> [WHAT THE TASK REQUIRES] Print nothing but the lines from the start of the listing below through the line that contains "ax = fig.add_axes([85". Do not include the pictures.

> [GIVEN DATA]
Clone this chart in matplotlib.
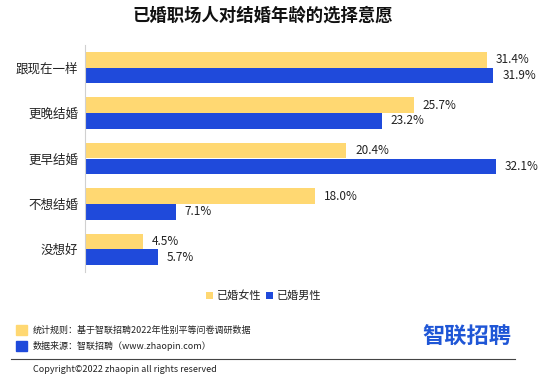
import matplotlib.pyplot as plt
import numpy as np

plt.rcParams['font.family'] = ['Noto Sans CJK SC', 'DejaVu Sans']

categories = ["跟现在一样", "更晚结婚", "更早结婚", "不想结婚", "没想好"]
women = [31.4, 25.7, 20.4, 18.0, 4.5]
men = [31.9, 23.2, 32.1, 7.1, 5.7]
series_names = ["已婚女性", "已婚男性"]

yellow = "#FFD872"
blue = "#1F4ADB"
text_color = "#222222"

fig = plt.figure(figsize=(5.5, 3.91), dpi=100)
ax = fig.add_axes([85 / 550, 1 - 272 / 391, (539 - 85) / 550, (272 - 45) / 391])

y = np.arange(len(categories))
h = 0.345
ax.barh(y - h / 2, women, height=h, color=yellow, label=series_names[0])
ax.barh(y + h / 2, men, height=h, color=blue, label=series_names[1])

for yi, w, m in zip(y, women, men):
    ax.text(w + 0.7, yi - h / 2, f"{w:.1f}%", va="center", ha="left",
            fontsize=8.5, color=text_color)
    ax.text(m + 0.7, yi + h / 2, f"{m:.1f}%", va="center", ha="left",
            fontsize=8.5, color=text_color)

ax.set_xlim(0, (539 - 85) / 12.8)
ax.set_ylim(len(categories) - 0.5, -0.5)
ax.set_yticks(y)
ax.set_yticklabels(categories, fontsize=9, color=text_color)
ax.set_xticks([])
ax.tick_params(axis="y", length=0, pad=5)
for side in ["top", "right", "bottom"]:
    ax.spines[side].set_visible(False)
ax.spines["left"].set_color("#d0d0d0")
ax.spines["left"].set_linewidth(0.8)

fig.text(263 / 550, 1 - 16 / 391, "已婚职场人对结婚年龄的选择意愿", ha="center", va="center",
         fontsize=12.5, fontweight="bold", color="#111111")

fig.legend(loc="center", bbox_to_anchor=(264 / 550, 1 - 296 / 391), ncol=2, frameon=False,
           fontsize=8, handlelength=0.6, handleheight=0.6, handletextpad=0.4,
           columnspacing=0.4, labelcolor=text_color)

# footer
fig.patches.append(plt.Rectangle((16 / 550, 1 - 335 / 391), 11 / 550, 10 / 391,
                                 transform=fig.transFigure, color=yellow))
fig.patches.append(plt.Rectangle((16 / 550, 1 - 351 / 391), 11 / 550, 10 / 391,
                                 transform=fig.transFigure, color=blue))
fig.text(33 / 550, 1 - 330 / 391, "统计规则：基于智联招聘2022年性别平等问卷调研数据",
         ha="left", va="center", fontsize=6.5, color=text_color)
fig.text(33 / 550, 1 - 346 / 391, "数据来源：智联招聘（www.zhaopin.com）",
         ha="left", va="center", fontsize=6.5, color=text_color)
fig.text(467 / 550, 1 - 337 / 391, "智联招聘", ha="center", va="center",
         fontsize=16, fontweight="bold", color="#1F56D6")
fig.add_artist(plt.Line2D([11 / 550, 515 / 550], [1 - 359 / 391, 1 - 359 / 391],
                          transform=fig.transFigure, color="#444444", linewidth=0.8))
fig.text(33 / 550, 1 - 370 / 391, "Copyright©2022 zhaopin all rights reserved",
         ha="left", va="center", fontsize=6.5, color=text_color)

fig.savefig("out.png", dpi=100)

> [TASK SOLUTION]
Clone this chart in matplotlib.
import matplotlib.pyplot as plt
import numpy as np

plt.rcParams['font.family'] = ['Noto Sans CJK SC', 'DejaVu Sans']

categories = ["跟现在一样", "更晚结婚", "更早结婚", "不想结婚", "没想好"]
women = [31.4, 25.7, 20.4, 18.0, 4.5]
men = [31.9, 23.2, 32.1, 7.1, 5.7]
series_names = ["已婚女性", "已婚男性"]

yellow = "#FFD872"
blue = "#1F4ADB"
text_color = "#222222"

fig = plt.figure(figsize=(5.5, 3.91), dpi=100)
ax = fig.add_axes([85 / 550, 1 - 272 / 391, (539 - 85) / 550, (272 - 45) / 391])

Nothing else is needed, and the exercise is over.